The president spoke about the government's response to the storm after discussions with governors from the states most likely to be affected.

He also held a teleconference with Homeland Security Secretary Janet Napolitano, FEMA Administrator Craig Fugate, Transportation Secretary Ray LaHood, Energy Secretary Steven Chu and National Hurricane Center Director Richard Knabb.

Also taking part were chief of staff Jack Lew; John Brennan, assistant to the president for Homeland Security; deputy chief of staff Alyssa Mastromonaco; Richard Reed, deputy assistant to the president for Homeland Security; and other senior members of the president's team.

Obama braced the public for transportation disruptions and an uphill fight to restore electrical power.

"Transportation is going to be tied up for a long time," he said. "And probably the most significant impact for a lot of people, in addition to flooding, is going to be getting power back on.
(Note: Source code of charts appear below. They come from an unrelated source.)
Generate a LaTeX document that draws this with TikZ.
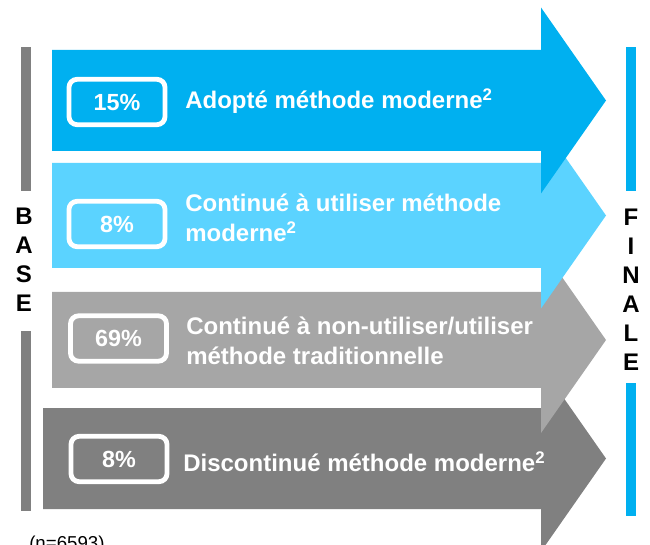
\documentclass[tikz,border=0pt]{standalone}
\usepackage{fontspec}
\setmainfont{Liberation Sans}

\definecolor{flechebleu}{HTML}{00B0F0}
\definecolor{flecheciel}{HTML}{5BD3FF}
\definecolor{flechegris}{HTML}{A6A6A6}
\definecolor{flechefonce}{HTML}{808080}

\tikzset{
  pct/.style={draw=white, line width=3.6pt, rounded corners=6pt,
    minimum width=72pt, minimum height=34pt, text=white,
    font=\bfseries\fontsize{17.5}{21}\selectfont},
  lbl/.style={anchor=west, text=white, align=left, inner sep=0pt,
    font=\bfseries\fontsize{18}{22.5}\selectfont},
  lettres/.style={align=center, inner sep=0pt,
    font=\bfseries\fontsize{18}{21.75}\selectfont},
}

\begin{document}
\begin{tikzpicture}[x=0.75pt, y=-0.75pt]
		\useasboundingbox (0,0) rectangle (650,545);

		% flèches, de la dernière à la première
		\foreach \xa/\ya/\yb/\col in {
				43/408/509/flechefonce,
				52/292/388/flechegris,
				52/163/268/flecheciel,
				52/50/151/flechebleu} {
				\pgfmathsetmacro{\ym}{(\ya+\yb)/2}
				\fill[fill=\col] (\xa,\ya) -- (541,\ya) -- (541,\ym-93) -- (606,\ym)
					-- (541,\ym+93) -- (541,\yb) -- (\xa,\yb) -- cycle;
			}

		% barres
		\fill[flechefonce] (21,47) rectangle (31,191);
		\fill[flechefonce] (21,331) rectangle (31,511);
		\fill[flechebleu] (626,47) rectangle (636,191);
		\fill[flechebleu] (626,383) rectangle (636,516);

		\node[lettres] (base) at (24,260) {B\\A\\S\\E};
		\node[lettres] (finale) at (631,290) {F\\I\\N\\A\\L\\E};

		\node[pct] (p1) at (117,102) {15\%};
		\node[pct] (p2) at (117,224) {8\%};
		\node[pct] (p3) at (118.5,338.5) {69\%};
		\node[pct] (p4) at (119,459) {8\%};

		\node[lbl] (t1) at (185,101) {Adopté méthode moderne\textsuperscript{2}};
		\node[lbl] (t2) at (185,218) {Continué à utiliser méthode\\moderne\textsuperscript{2}};
		\node[lbl] (t3) at (186,341) {Continué à non-utiliser/utiliser\\méthode traditionnelle};
		\node[lbl] (t4) at (183,462) {Discontinué méthode moderne\textsuperscript{2}};

		\node[anchor=north west, inner sep=0pt, font=\fontsize{14}{16}\selectfont] (n) at (29,536) {(n=6593)};
	\end{tikzpicture}
\end{document}
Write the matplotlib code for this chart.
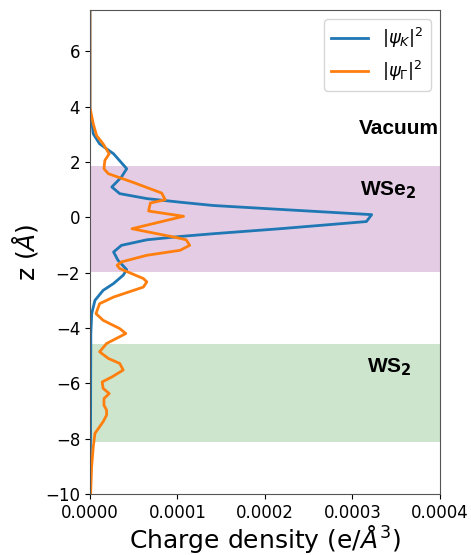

"Even after the storm has cleared, it's going to take a considerable amount of time for airlines, subways, trains and so forth potentially to get back on schedule, depending on the amount of damage that has occurred.

"This is going to be a big storm," Obama continued. "It's going to be a difficult storm. I'm confident that we're ready, but I think the public needs to prepare for the fact that this is going to take a long time for us to clean up. The good news is we will clean up and we will get through this."